### COLLECTED MATERIAL
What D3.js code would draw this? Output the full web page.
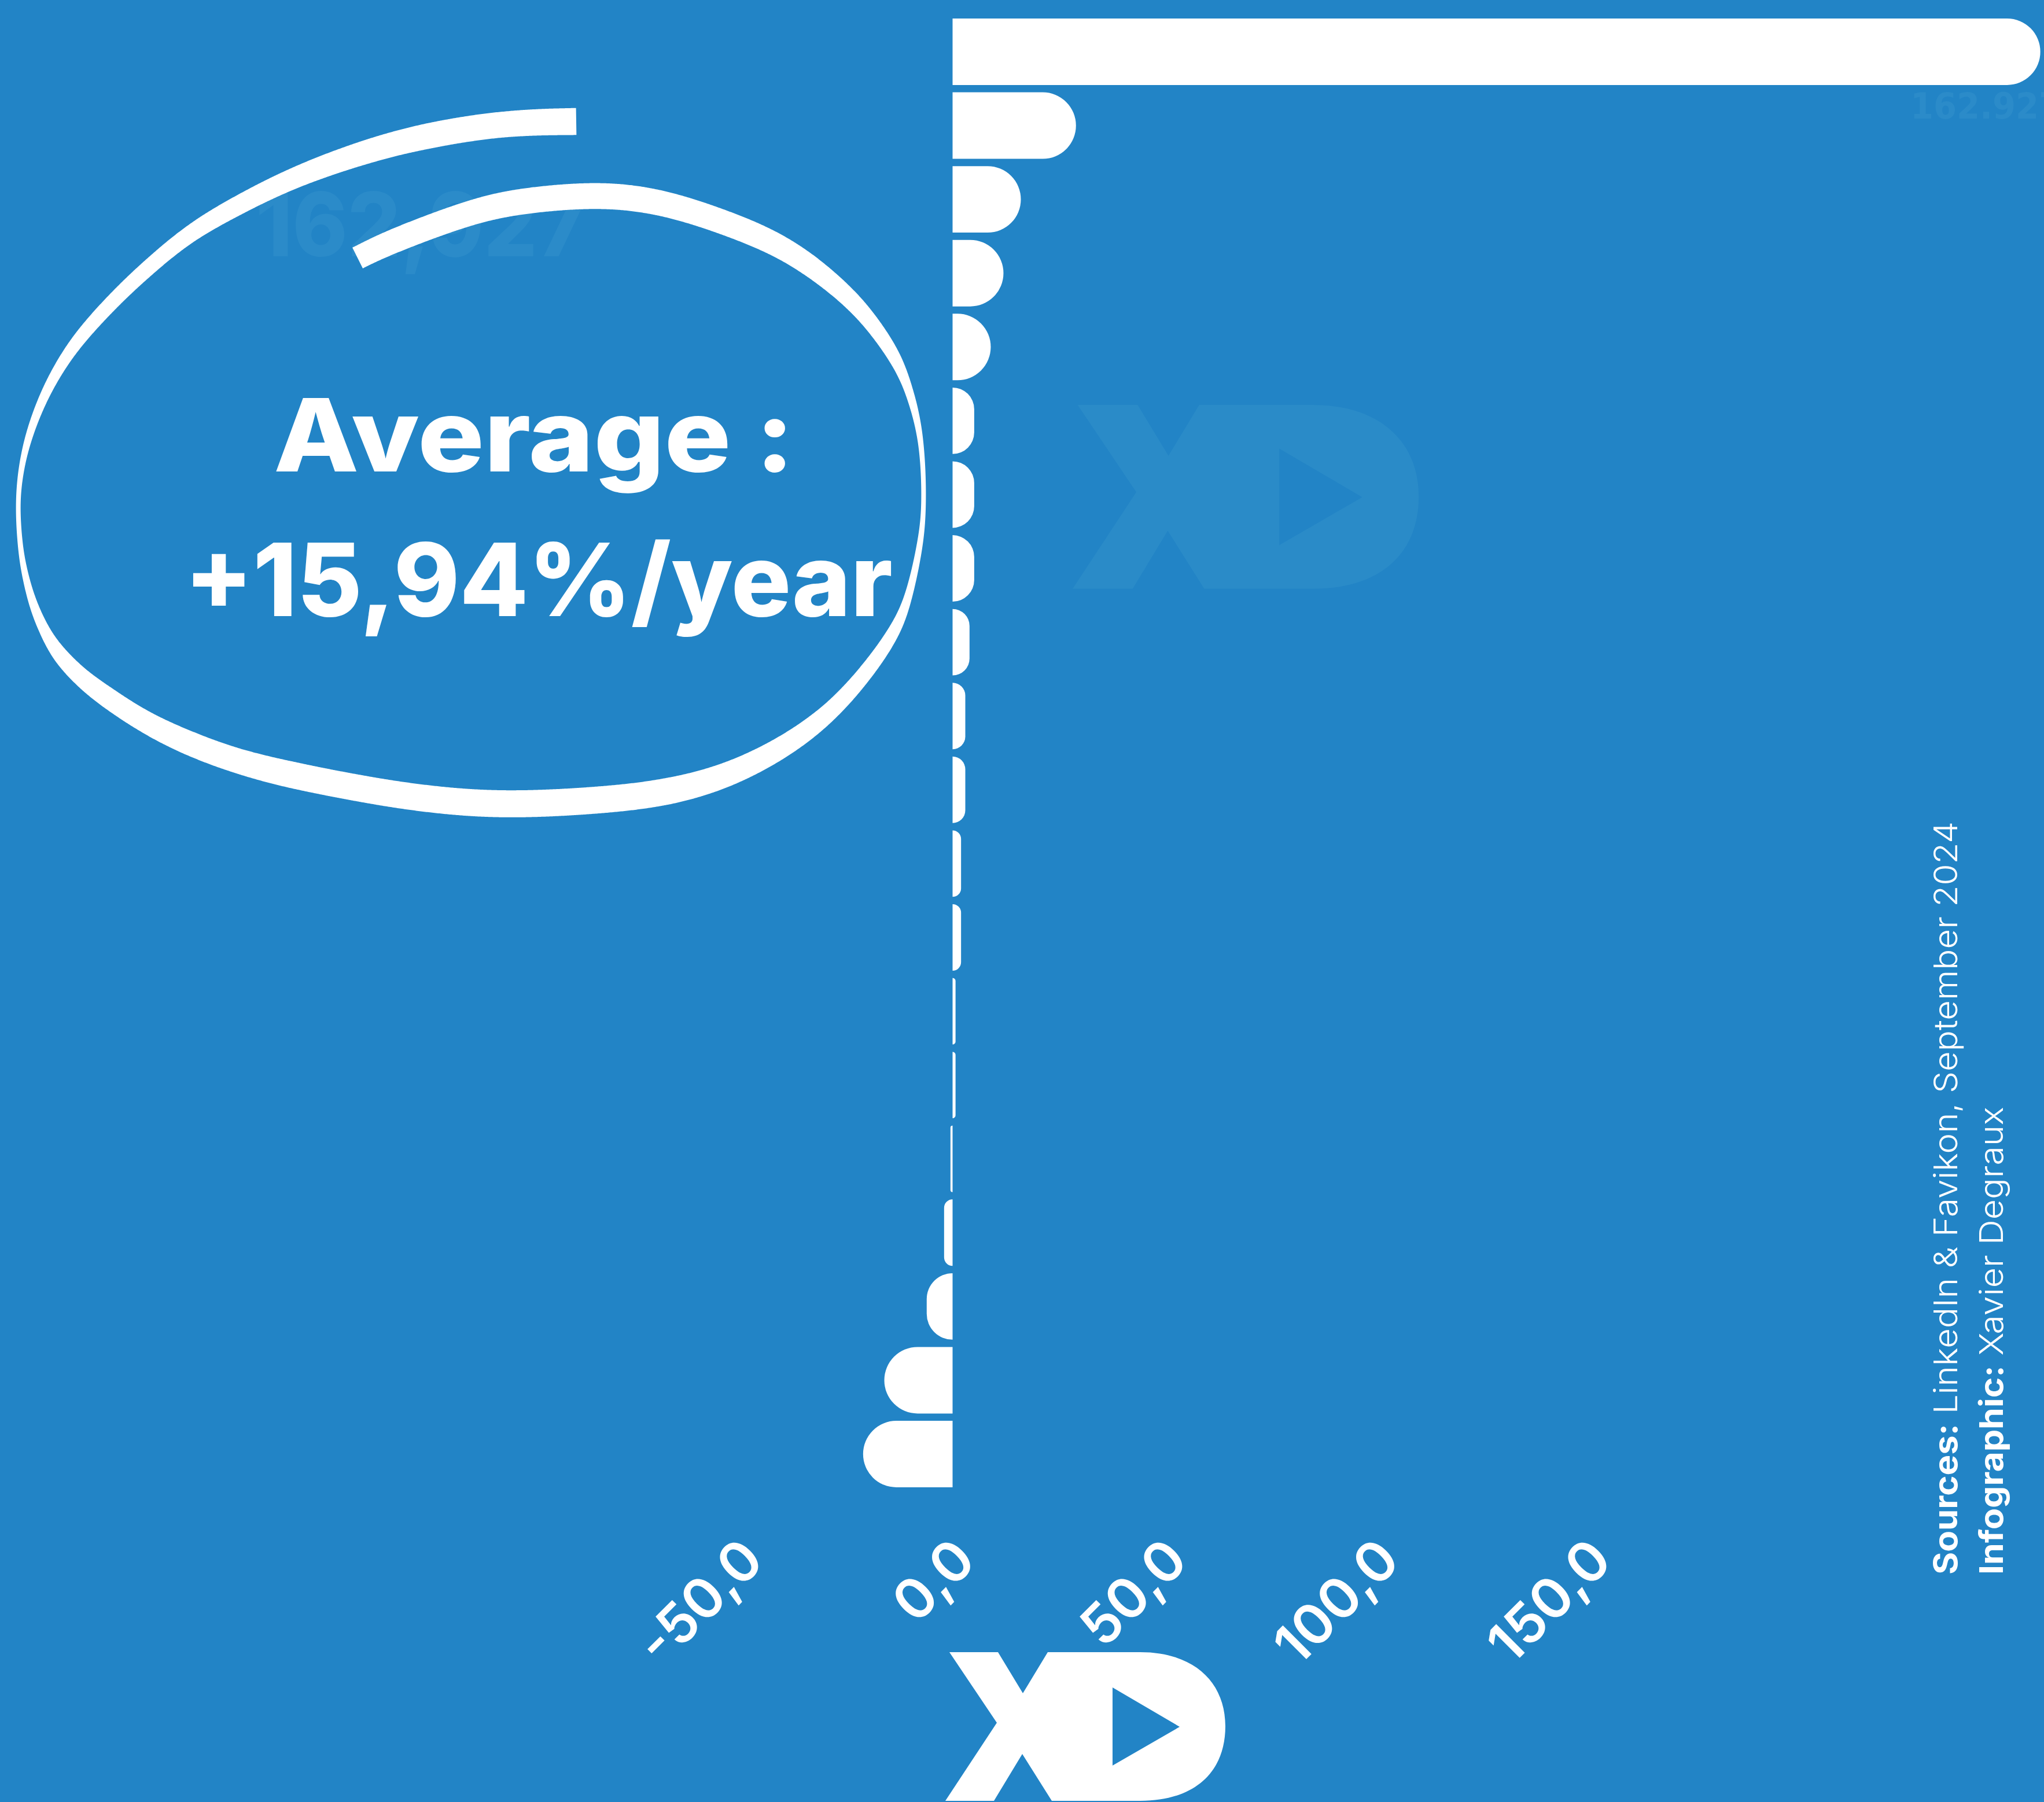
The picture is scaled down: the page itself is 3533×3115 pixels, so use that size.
<!DOCTYPE html>
<html>
<head>
<meta charset="utf-8">
<script src="https://cdn.jsdelivr.net/npm/d3@7"></script>
<style>
  html, body { margin: 0; padding: 0; background: #2284c6; }
  svg { display: block; }
</style>
</head>
<body>
<svg id="canvas" width="3533" height="3115"></svg>
<script>
// ranks (no names shown on the chart)
const categories = ["1","2","3","4","5","6","7","8","9","10","11","12","13","14","15","16","17","18","19","20"]
// yearly growth
const growth = [256.5, 29.1, 16.1, 12.0, 9.0, 5.1, 5.1, 5.1, 4.0, 3.0, 3.0, 2.0, 2.0, 0.7, 0.7, -0.5, -2.0, -6.1, -16.1, -21.1]
const xTicks = [-50, 0, 50, 100, 150]
const topLabel = "162.927"
const ghostLabel = "162,927"
const averageLines = ["Average :", "+15,94%/year"]
const sourceBold = "Sources:"
const sourceText = " LinkedIn & Favikon, September 2024"
const creditBold = "Infographic:"
const creditText = " Xavier Degraux"

const W = 3533, H = 3115
const BG = "#2284c6", GHOST = "#2b8bc9"
const FONT = "Inter, 'Open Sans', 'DejaVu Sans', sans-serif"

const svg = d3.select('#canvas')
svg.append('rect').attr('width', W).attr('height', H).attr('fill', BG)

// xd logo outline, local units (484 x 257)
const logoPath = () => {
    const p = d3.path()
    p.moveTo(7, 0); p.lineTo(91, 0); p.lineTo(134, 71); p.lineTo(177, 0)
    p.lineTo(337, 0)
    p.bezierCurveTo(430, 0, 484, 52, 484, 128)
    p.bezierCurveTo(484, 208, 430, 257, 337, 257)
    p.lineTo(184, 257); p.lineTo(133, 176); p.lineTo(84, 257); p.lineTo(0, 257)
    p.lineTo(89, 122); p.closePath()
    // play triangle hole
    p.moveTo(289, 61); p.lineTo(289, 196); p.lineTo(405, 129); p.closePath()
    return p.toString()
}

// watermark
svg.append('path')
    .attr('d', logoPath())
    .attr('fill-rule', 'evenodd')
    .attr('fill', '#2a8bc8')
    .attr('transform', 'translate(1854,700) scale(1.236)')

// scales
const x = d3.scaleLinear().domain([-50, 150]).range([1280, 2746])
const y = d3.scaleBand().domain(categories).range([32, 2571]).paddingInner(0.099)

const data = categories.map((c, i) => ({cat: c, value: growth[i]}))

const barPath = d => {
    const z = x(0), v = x(d.value), y0 = y(d.cat), h = y.bandwidth()
    const r = Math.min(h / 2, Math.abs(v - z))
    const p = d3.path()
    if (d.value >= 0) {
        p.moveTo(z, y0); p.lineTo(v - r, y0)
        p.arcTo(v, y0, v, y0 + r, r)
        p.lineTo(v, y0 + h - r)
        p.arcTo(v, y0 + h, v - r, y0 + h, r)
        p.lineTo(z, y0 + h)
    } else {
        p.moveTo(z, y0); p.lineTo(v + r, y0)
        p.arcTo(v, y0, v, y0 + r, r)
        p.lineTo(v, y0 + h - r)
        p.arcTo(v, y0 + h, v + r, y0 + h, r)
        p.lineTo(z, y0 + h)
    }
    p.closePath()
    return p.toString()
}

svg.append('g').attr('class', 'bars')
    .selectAll('path')
    .data(data, d => d.cat)
    .enter()
    .append('path')
    .attr('d', barPath)
    .attr('fill', 'white')

// faint value label of the top bar (runs off the edge, as in the original)
svg.append('text')
    .attr('x', 3302)
    .attr('y', 205)
    .attr('font-family', "'Liberation Sans Narrow', 'DejaVu Sans Condensed', sans-serif")
    .attr('font-weight', 700)
    .attr('font-size', 62)
    .attr('textLength', 262)
    .attr('lengthAdjust', 'spacingAndGlyphs')
    .attr('fill', GHOST)
    .text(topLabel)

// x axis, labels only
const fmt = d3.formatLocale({decimal: ",", thousands: ".", grouping: [3], currency: ["", ""], minus: "-"}).format(".1f")
const axis = svg.append('g')
    .attr('transform', 'translate(0,2702)')
    .call(d3.axisBottom(x).tickValues(xTicks).tickFormat(fmt).tickSize(0))
axis.select('.domain').remove()
axis.attr('font-size', null).attr('font-family', null)
axis.selectAll('text')
    .attr('x', 0).attr('y', 0).attr('dy', 0)
    .attr('transform', 'translate(44,0) rotate(-45)')
    .style('text-anchor', 'end')
    .attr('font-family', FONT)
    .attr('font-weight', 600)
    .attr('font-size', 96)
    .attr('fill', 'white')

// bottom logo
svg.append('path')
    .attr('d', logoPath())
    .attr('fill-rule', 'evenodd')
    .attr('fill', 'white')
    .attr('transform', 'translate(1634,2856)')

// ghost number behind the circle
svg.append('text')
    .attr('x', 442)
    .attr('y', 443)
    .attr('font-family', FONT)
    .attr('font-weight', 800)
    .attr('font-size', 153)
    .attr('textLength', 571)
    .attr('lengthAdjust', 'spacingAndGlyphs')
    .attr('fill', GHOST)
    .text(ghostLabel)

// hand drawn circle: centre line [x, y, nib length], drawn with a vertical flat nib
const strokePts = [
    [996,210,46],[871,212,44],[737,234,44],[636,260,42],[509,305,38],[408,356,36],[328,402,34],
    [261,458,34],[208,507,34],[154,564,34],[114,615,34],[77,680,34],[50,750,34],[36,810,34],
    [30,870,34],[34,938,36],[41,985,36],[55,1040,38],[75,1088,38],[100,1130,40],[140,1172,40],
    [188,1208,42],[252,1250,42],[325,1285,44],[408,1316,44],[502,1340,46],[636,1366,46],
    [740,1382,46],[873,1393,46],[1050,1383,46],[1155,1370,46],[1255,1343,44],[1355,1293,42],
    [1437,1232,40],[1500,1160,40],[1544,1097,40],[1570,1040,40],[1592,938,40],[1598,871,40],
    [1594,760,40],[1574,680,40],[1550,620,42],[1506,556,42],[1462,508,42],[1397,455,44],
    [1332,416,44],[1250,383,44],[1150,350,44],[1052,336,44],[947,342,44],[860,354,44],
    [790,375,44],[722,400,44],[660,425,44],[618,446,44]
]
// nib length along the polyline, by distance
const cum = [0]
for (let i = 1; i < strokePts.length; i++) {
    cum.push(cum[i - 1] + Math.hypot(strokePts[i][0] - strokePts[i - 1][0], strokePts[i][1] - strokePts[i - 1][1]))
}
const nibAt = d3.scaleLinear().domain(cum).range(strokePts.map(p => p[2])).clamp(true)

// b-spline smooths the hand-read points
const guide = svg.append('path')
    .attr('d', d3.line().curve(d3.curveBasis)(strokePts.map(p => [p[0], p[1]])))
    .attr('fill', 'none')
const node = guide.node()
const total = node.getTotalLength()
const left = [], right = []
const rmin = 4
for (let s = 0; s <= total; s += 2) {
    const a = node.getPointAtLength(Math.max(0, s - 3))
    const b = node.getPointAtLength(Math.min(total, s + 3))
    const c = node.getPointAtLength(s)
    let tx = b.x - a.x, ty = b.y - a.y
    const l = Math.hypot(tx, ty) || 1
    tx /= l; ty /= l
    const nx = -ty, ny = tx
    const L = nibAt(s / total * cum[cum.length - 1])
    const hw = Math.hypot(rmin, L * Math.abs(tx) / 2)
    left.push([c.x + nx * hw, c.y + ny * hw])
    right.push([c.x - nx * hw, c.y - ny * hw])
}
guide.remove()
svg.append('path')
    .attr('d', d3.line()(left.concat(right.reverse())) + 'Z')
    .attr('fill', 'white')

// average text
const avgPos = [{x: 473, y: 815, len: 900}, {x: 319, y: 1065, len: 1224}]
svg.append('g').selectAll('text')
    .data(averageLines)
    .enter()
    .append('text')
    .attr('x', (d, i) => avgPos[i].x)
    .attr('y', (d, i) => avgPos[i].y)
    .attr('textLength', (d, i) => avgPos[i].len)
    .attr('lengthAdjust', 'spacingAndGlyphs')
    .attr('font-family', FONT)
    .attr('font-weight', 800)
    .attr('font-size', 174)
    .attr('fill', 'white')
    .text(d => d)

// sources, vertical
const credits = [
    {bold: sourceBold, rest: sourceText, x: 3383, len: 1302},
    {bold: creditBold, rest: creditText, x: 3462, len: 809}
]
credits.forEach(c => {
    const t = svg.append('text')
        .attr('transform', `translate(${c.x},2722) rotate(-90)`)
        .attr('font-family', FONT)
        .attr('font-size', 56)
        .attr('fill', 'white')
        .attr('textLength', c.len)
        .attr('lengthAdjust', 'spacingAndGlyphs')
    t.append('tspan').attr('font-weight', 700).text(c.bold)
    t.append('tspan').attr('font-weight', 300).text(c.rest)
})
</script>
</body>
</html>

### PROBLEM TO SOLVE
Identify every line above that includes the word "page", and show those lines.

### EXERCISE RESPONSE
What D3.js code would draw this? Output the full web page.
The picture is scaled down: the page itself is 3533×3115 pixels, so use that size.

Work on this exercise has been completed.